▶ WRITTEN PROBLEM
Please give the listing again, word for word, with nothing left out.
•••
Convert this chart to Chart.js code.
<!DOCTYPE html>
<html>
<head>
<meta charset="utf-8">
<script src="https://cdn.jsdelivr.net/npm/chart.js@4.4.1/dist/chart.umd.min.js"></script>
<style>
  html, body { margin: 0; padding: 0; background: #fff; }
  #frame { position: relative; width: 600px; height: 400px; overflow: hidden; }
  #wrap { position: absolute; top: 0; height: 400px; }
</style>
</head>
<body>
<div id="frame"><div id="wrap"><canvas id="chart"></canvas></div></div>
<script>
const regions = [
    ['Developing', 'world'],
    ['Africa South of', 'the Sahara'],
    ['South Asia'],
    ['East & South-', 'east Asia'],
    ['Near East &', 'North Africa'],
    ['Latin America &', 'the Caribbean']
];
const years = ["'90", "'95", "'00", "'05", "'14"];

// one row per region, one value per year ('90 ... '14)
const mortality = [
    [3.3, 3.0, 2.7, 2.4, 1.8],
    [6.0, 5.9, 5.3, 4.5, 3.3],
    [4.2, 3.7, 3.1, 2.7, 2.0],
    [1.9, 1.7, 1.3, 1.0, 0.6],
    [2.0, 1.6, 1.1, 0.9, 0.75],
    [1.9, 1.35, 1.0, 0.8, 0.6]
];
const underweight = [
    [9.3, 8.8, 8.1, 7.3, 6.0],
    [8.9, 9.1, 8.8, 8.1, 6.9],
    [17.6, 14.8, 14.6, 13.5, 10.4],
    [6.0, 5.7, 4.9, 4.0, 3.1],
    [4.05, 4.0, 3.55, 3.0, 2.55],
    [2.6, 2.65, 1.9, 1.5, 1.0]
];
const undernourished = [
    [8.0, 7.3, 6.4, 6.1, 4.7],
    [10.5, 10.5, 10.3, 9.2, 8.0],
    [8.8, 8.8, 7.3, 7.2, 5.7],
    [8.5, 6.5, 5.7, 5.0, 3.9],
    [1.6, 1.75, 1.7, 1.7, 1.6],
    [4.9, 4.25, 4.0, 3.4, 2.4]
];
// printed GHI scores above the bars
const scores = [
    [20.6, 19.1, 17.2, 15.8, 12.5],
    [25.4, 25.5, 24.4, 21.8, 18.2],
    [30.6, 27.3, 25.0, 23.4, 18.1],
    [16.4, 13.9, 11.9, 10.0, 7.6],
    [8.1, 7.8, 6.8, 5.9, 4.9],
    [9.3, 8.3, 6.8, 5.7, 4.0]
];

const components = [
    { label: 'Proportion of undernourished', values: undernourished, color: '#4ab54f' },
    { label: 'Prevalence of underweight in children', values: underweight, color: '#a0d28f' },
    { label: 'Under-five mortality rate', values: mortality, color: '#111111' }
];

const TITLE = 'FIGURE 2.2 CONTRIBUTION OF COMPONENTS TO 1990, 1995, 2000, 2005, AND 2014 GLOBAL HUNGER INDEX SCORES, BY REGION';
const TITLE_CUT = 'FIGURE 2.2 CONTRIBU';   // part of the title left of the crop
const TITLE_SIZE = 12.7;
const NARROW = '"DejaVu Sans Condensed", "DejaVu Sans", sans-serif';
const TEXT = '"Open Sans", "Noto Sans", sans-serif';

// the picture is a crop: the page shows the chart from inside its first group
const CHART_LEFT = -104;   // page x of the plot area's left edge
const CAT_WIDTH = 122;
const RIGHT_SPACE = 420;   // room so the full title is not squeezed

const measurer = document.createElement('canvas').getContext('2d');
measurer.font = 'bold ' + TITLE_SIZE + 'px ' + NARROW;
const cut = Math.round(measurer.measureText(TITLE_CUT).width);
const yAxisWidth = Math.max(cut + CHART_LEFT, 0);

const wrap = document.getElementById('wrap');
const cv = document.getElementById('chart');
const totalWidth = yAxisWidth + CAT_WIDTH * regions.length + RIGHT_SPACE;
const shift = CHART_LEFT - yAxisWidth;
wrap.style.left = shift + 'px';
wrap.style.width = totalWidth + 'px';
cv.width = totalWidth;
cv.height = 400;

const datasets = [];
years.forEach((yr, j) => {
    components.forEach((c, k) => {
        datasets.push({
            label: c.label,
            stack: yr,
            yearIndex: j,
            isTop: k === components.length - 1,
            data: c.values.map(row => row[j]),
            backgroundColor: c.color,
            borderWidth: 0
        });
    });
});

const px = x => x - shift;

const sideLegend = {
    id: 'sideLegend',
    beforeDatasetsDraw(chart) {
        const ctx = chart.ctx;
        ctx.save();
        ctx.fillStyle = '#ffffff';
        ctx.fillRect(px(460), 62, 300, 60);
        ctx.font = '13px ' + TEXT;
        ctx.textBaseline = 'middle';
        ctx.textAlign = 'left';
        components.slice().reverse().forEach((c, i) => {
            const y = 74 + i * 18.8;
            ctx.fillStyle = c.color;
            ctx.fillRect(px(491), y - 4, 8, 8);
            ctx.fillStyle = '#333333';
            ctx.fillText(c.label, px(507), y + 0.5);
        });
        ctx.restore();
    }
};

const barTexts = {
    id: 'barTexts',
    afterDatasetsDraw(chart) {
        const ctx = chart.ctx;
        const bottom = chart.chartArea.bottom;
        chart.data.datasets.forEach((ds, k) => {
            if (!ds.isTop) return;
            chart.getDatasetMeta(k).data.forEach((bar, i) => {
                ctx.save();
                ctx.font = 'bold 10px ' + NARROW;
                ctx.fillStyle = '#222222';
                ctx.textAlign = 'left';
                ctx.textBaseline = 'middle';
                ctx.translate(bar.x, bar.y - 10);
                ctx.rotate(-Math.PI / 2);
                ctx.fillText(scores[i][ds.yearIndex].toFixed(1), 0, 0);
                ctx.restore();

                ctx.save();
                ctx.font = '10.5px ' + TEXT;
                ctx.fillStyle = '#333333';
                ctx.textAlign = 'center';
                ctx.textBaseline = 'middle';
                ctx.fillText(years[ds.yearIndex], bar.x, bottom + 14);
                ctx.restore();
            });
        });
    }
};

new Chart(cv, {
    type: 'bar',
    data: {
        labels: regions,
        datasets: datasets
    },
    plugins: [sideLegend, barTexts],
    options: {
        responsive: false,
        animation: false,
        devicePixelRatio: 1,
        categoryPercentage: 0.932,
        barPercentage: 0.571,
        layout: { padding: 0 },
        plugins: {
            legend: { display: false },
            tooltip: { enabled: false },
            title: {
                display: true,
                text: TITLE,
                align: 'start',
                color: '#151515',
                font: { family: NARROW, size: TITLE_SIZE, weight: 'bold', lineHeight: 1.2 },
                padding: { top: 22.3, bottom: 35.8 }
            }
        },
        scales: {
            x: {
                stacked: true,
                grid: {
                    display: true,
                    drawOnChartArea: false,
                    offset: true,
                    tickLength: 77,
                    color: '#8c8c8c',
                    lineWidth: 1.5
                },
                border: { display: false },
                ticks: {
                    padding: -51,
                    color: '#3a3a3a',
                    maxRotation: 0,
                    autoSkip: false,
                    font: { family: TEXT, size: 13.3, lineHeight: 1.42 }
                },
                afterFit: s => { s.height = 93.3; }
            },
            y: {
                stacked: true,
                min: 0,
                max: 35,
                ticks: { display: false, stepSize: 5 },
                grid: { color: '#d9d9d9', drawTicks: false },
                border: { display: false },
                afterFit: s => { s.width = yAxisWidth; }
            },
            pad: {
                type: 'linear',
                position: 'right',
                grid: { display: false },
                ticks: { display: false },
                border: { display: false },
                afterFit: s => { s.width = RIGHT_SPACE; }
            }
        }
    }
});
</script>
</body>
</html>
•••
▶ EXERCISE ANSWER
Convert this chart to Chart.js code.
<!DOCTYPE html>
<html>
<head>
<meta charset="utf-8">
<script src="https://cdn.jsdelivr.net/npm/chart.js@4.4.1/dist/chart.umd.min.js"></script>
<style>
  html, body { margin: 0; padding: 0; background: #fff; }
  #frame { position: relative; width: 600px; height: 400px; overflow: hidden; }
  #wrap { position: absolute; top: 0; height: 400px; }
</style>
</head>
<body>
<div id="frame"><div id="wrap"><canvas id="chart"></canvas></div></div>
<script>
const regions = [
    ['Developing', 'world'],
    ['Africa South of', 'the Sahara'],
    ['South Asia'],
    ['East & South-', 'east Asia'],
    ['Near East &', 'North Africa'],
    ['Latin America &', 'the Caribbean']
];
const years = ["'90", "'95", "'00", "'05", "'14"];

// one row per region, one value per year ('90 ... '14)
const mortality = [
    [3.3, 3.0, 2.7, 2.4, 1.8],
    [6.0, 5.9, 5.3, 4.5, 3.3],
    [4.2, 3.7, 3.1, 2.7, 2.0],
    [1.9, 1.7, 1.3, 1.0, 0.6],
    [2.0, 1.6, 1.1, 0.9, 0.75],
    [1.9, 1.35, 1.0, 0.8, 0.6]
];
const underweight = [
    [9.3, 8.8, 8.1, 7.3, 6.0],
    [8.9, 9.1, 8.8, 8.1, 6.9],
    [17.6, 14.8, 14.6, 13.5, 10.4],
    [6.0, 5.7, 4.9, 4.0, 3.1],
    [4.05, 4.0, 3.55, 3.0, 2.55],
    [2.6, 2.65, 1.9, 1.5, 1.0]
];
const undernourished = [
    [8.0, 7.3, 6.4, 6.1, 4.7],
    [10.5, 10.5, 10.3, 9.2, 8.0],
    [8.8, 8.8, 7.3, 7.2, 5.7],
    [8.5, 6.5, 5.7, 5.0, 3.9],
    [1.6, 1.75, 1.7, 1.7, 1.6],
    [4.9, 4.25, 4.0, 3.4, 2.4]
];
// printed GHI scores above the bars
const scores = [
    [20.6, 19.1, 17.2, 15.8, 12.5],
    [25.4, 25.5, 24.4, 21.8, 18.2],
    [30.6, 27.3, 25.0, 23.4, 18.1],
    [16.4, 13.9, 11.9, 10.0, 7.6],
    [8.1, 7.8, 6.8, 5.9, 4.9],
    [9.3, 8.3, 6.8, 5.7, 4.0]
];

const components = [
    { label: 'Proportion of undernourished', values: undernourished, color: '#4ab54f' },
    { label: 'Prevalence of underweight in children', values: underweight, color: '#a0d28f' },
    { label: 'Under-five mortality rate', values: mortality, color: '#111111' }
];

const TITLE = 'FIGURE 2.2 CONTRIBUTION OF COMPONENTS TO 1990, 1995, 2000, 2005, AND 2014 GLOBAL HUNGER INDEX SCORES, BY REGION';
const TITLE_CUT = 'FIGURE 2.2 CONTRIBU';   // part of the title left of the crop
const TITLE_SIZE = 12.7;
const NARROW = '"DejaVu Sans Condensed", "DejaVu Sans", sans-serif';
const TEXT = '"Open Sans", "Noto Sans", sans-serif';

// the picture is a crop: the page shows the chart from inside its first group
const CHART_LEFT = -104;   // page x of the plot area's left edge
const CAT_WIDTH = 122;
const RIGHT_SPACE = 420;   // room so the full title is not squeezed

const measurer = document.createElement('canvas').getContext('2d');
measurer.font = 'bold ' + TITLE_SIZE + 'px ' + NARROW;
const cut = Math.round(measurer.measureText(TITLE_CUT).width);
const yAxisWidth = Math.max(cut + CHART_LEFT, 0);

const wrap = document.getElementById('wrap');
const cv = document.getElementById('chart');
const totalWidth = yAxisWidth + CAT_WIDTH * regions.length + RIGHT_SPACE;
const shift = CHART_LEFT - yAxisWidth;
wrap.style.left = shift + 'px';
wrap.style.width = totalWidth + 'px';
cv.width = totalWidth;
cv.height = 400;

const datasets = [];
years.forEach((yr, j) => {
    components.forEach((c, k) => {
        datasets.push({
            label: c.label,
            stack: yr,
            yearIndex: j,
            isTop: k === components.length - 1,
            data: c.values.map(row => row[j]),
            backgroundColor: c.color,
            borderWidth: 0
        });
    });
});

const px = x => x - shift;

const sideLegend = {
    id: 'sideLegend',
    beforeDatasetsDraw(chart) {
        const ctx = chart.ctx;
        ctx.save();
        ctx.fillStyle = '#ffffff';
        ctx.fillRect(px(460), 62, 300, 60);
        ctx.font = '13px ' + TEXT;
        ctx.textBaseline = 'middle';
        ctx.textAlign = 'left';
        components.slice().reverse().forEach((c, i) => {
            const y = 74 + i * 18.8;
            ctx.fillStyle = c.color;
            ctx.fillRect(px(491), y - 4, 8, 8);
            ctx.fillStyle = '#333333';
            ctx.fillText(c.label, px(507), y + 0.5);
        });
        ctx.restore();
    }
};

const barTexts = {
    id: 'barTexts',
    afterDatasetsDraw(chart) {
        const ctx = chart.ctx;
        const bottom = chart.chartArea.bottom;
        chart.data.datasets.forEach((ds, k) => {
            if (!ds.isTop) return;
            chart.getDatasetMeta(k).data.forEach((bar, i) => {
                ctx.save();
                ctx.font = 'bold 10px ' + NARROW;
                ctx.fillStyle = '#222222';
                ctx.textAlign = 'left';
                ctx.textBaseline = 'middle';
                ctx.translate(bar.x, bar.y - 10);
                ctx.rotate(-Math.PI / 2);
                ctx.fillText(scores[i][ds.yearIndex].toFixed(1), 0, 0);
                ctx.restore();

                ctx.save();
                ctx.font = '10.5px ' + TEXT;
                ctx.fillStyle = '#333333';
                ctx.textAlign = 'center';
                ctx.textBaseline = 'middle';
                ctx.fillText(years[ds.yearIndex], bar.x, bottom + 14);
                ctx.restore();
            });
        });
    }
};

new Chart(cv, {
    type: 'bar',
    data: {
        labels: regions,
        datasets: datasets
    },
    plugins: [sideLegend, barTexts],
    options: {
        responsive: false,
        animation: false,
        devicePixelRatio: 1,
        categoryPercentage: 0.932,
        barPercentage: 0.571,
        layout: { padding: 0 },
        plugins: {
            legend: { display: false },
            tooltip: { enabled: false },
            title: {
                display: true,
                text: TITLE,
                align: 'start',
                color: '#151515',
                font: { family: NARROW, size: TITLE_SIZE, weight: 'bold', lineHeight: 1.2 },
                padding: { top: 22.3, bottom: 35.8 }
            }
        },
        scales: {
            x: {
                stacked: true,
                grid: {
                    display: true,
                    drawOnChartArea: false,
                    offset: true,
                    tickLength: 77,
                    color: '#8c8c8c',
                    lineWidth: 1.5
                },
                border: { display: false },
                ticks: {
                    padding: -51,
                    color: '#3a3a3a',
                    maxRotation: 0,
                    autoSkip: false,
                    font: { family: TEXT, size: 13.3, lineHeight: 1.42 }
                },
                afterFit: s => { s.height = 93.3; }
            },
            y: {
                stacked: true,
                min: 0,
                max: 35,
                ticks: { display: false, stepSize: 5 },
                grid: { color: '#d9d9d9', drawTicks: false },
                border: { display: false },
                afterFit: s => { s.width = yAxisWidth; }
            },
            pad: {
                type: 'linear',
                position: 'right',
                grid: { display: false },
                ticks: { display: false },
                border: { display: false },
                afterFit: s => { s.width = RIGHT_SPACE; }
            }
        }
    }
});
</script>
</body>
</html>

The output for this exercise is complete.